Macau, sororité aveugle à l’embouchure de la rivière des Perles. La touffeur de Macau, ses vieilles rues moites où les murs se parcheminent d’inutile pauvreté. Le tueur envoyé par le Paradis y viendra côtoyer les cafards, dans le port intérieur. La géographie noire de Macau transpire l’exiguïté, l’enfermement, le quadrillage des grilles, et puis les mêmes climatiseurs que dans Kowloon, accrochés en souffrance aux façades. Macau est liée à Hong Kong par l’odeur de l’exil. L’odeur, c’est ce qui connecte non seulement ces espaces, mais les temps de Macau. L’imaginaire en alerte se recroquevillera, ultime espace, dans le confinement de la séquestration de Breughel, à fond de cale d’un sampan, où les odeurs de cuisine reviennent le tenailler.
Revenant à Macau pour y mourrir, Breughel décrit la disparition de la scène. Gloria est morte. À Taipa poussent maintenant des barres de trente étages.

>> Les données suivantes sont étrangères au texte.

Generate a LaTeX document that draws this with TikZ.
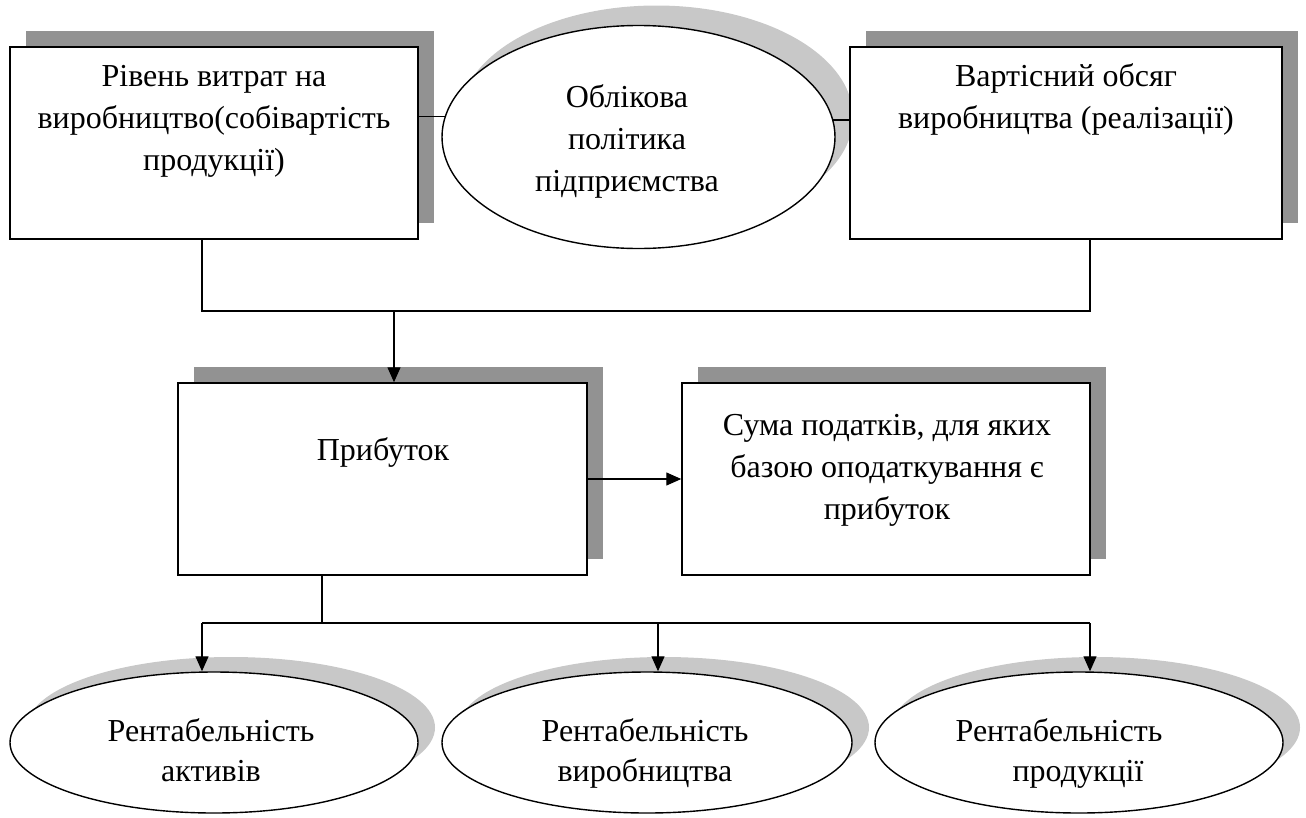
\documentclass[tikz,border=0pt]{standalone}
\usepackage{fontspec}
\setmainfont{Liberation Serif}
\usetikzlibrary{shapes.geometric,shadows,arrows.meta,calc}
\definecolor{shdark}{HTML}{929292}
\definecolor{shlight}{HTML}{C8C8C8}
\begin{document}
\begin{tikzpicture}[x=1pt,y=-1pt,
  boxnode/.style={draw, line width=1.5pt, fill=white, rectangle, inner sep=0pt, minimum height=192pt,
    drop shadow={shadow xshift=16pt, shadow yshift=16pt, fill=shdark, opacity=1}},
  ovalbase/.style={draw, line width=1.4pt, fill=white, ellipse, inner sep=0pt},
  ovalnode/.style={ovalbase, drop shadow={shadow xshift=17pt, shadow yshift=15pt, fill=shlight, opacity=1}},
  topoval/.style={ovalbase, drop shadow={shadow xshift=18pt, shadow yshift=20pt, fill=shlight, opacity=1}},
  txt/.style={inner sep=0pt, anchor=base, font=\fontsize{32}{42}\selectfont},
  txtb/.style={inner sep=0pt, anchor=base, font=\fontsize{32}{40}\selectfont},
  conn/.style={line width=1.3pt},
  arr/.style={conn, -{Triangle[length=15pt,width=13pt]}}]
\useasboundingbox (0,0) rectangle (1306,817);
% shapes
\node[boxnode, minimum width=408pt] (b1) at (214,143) {};
\node[topoval, minimum width=393pt, minimum height=223pt] (e0) at (638.5,137) {};
\node[boxnode, minimum width=432pt] (b3) at (1066,143) {};
\node[boxnode, minimum width=409pt] (b2) at (382.5,479) {};
\node[boxnode, minimum width=408pt] (b4) at (886,479) {};
\node[ovalnode, minimum width=408pt, minimum height=141pt] (e1) at (214,742.5) {};
\node[ovalnode, minimum width=410pt, minimum height=141pt] (e2) at (647,742.5) {};
\node[ovalnode, minimum width=408pt, minimum height=141pt] (e3) at (1079,742.5) {};
% texts
\node[txt] (t1) at (214,86) {\begin{tabular}[t]{@{}c@{}}Рівень витрат на\\виробництво(собівартість\\продукції)\end{tabular}};
\node[txt] (t0) at (627,107) {\begin{tabular}[t]{@{}c@{}}Облікова\\політика\\підприємства\end{tabular}};
\node[txt] (t3) at (1066,86) {\begin{tabular}[t]{@{}c@{}}Вартісний обсяг\\виробництва (реалізації)\end{tabular}};
\node[txt] (t2) at (383,460) {Прибуток};
\node[txt] (t4) at (887,435) {\begin{tabular}[t]{@{}c@{}}Сума податків, для яких\\базою оподаткування є\\прибуток\end{tabular}};
\node[txtb] (t5) at (211,741) {\begin{tabular}[t]{@{}c@{}}Рентабельність\\активів\end{tabular}};
\node[txtb] (t6) at (645,741) {\begin{tabular}[t]{@{}c@{}}Рентабельність\\виробництва\end{tabular}};
\node[txtb] (t7) at (1059,741) {\begin{tabular}[t]{@{}c@{}}Рентабельність\\\hspace*{38pt}продукції\end{tabular}};
% connectors
\draw[conn] (b1.east |- e0.174.4) -- (e0.174.4);
\draw[conn] (e0.5.6) -- (b3.west |- e0.5.6);
\coordinate (bus1) at (202,311);
\coordinate (bus2) at (1090,311);
\coordinate (j0) at (394,311);
\draw[conn] (b1.south -| bus1) -- (bus1) -- (bus2) -- (b3.south -| bus2);
\draw[arr] (j0) -- (j0 |- b2.north);
\draw[arr] (b2.east) -- (b4.west);
\coordinate (k0) at (322,623);
\coordinate (k1) at (202,623);
\coordinate (k2) at (658,623);
\coordinate (k3) at (1090,623);
\draw[conn] (b2.south -| k0) -- (k0);
\draw[conn] (k1) -- (k3);
\draw[arr] (k1) -- (k1 |- e1.north);
\draw[arr] (k2) -- (k2 |- e2.north);
\draw[arr] (k3) -- (k3 |- e3.north);
\end{tikzpicture}
\end{document}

Entretemps, la scène urbaine a donc disparu, il n’y a plus de coulisses où se glisser pour «passer derrière», presque plus de coulisse. Désormais, Macau la portugaise est l’empire du black jack, décor omniscient du fric. The Babylon, the Venetian et the Pharaon… Des casinos kitchs, de vraies villes intérieures capables pour certains d’absorber jusqu’à 70.000 touristes ou «aventuriers» par jour, reproduisent un Las Vegas péninsulaire et hyperdense. Avant de crever et de plonger dans le rien, Breughel a constaté la disparition de sa retraite sordide de la rue du Tarrafeiro, dans le prolongement de Paço de Arcos. Même les décombres ont disparu. Il ne reste plus que des «résidus de restes».
Il y a toutefois une constante, la grille. La grille, c’est la dernière prolifération de la poétique post-exotique, après la prolifération de la flore et de la faune.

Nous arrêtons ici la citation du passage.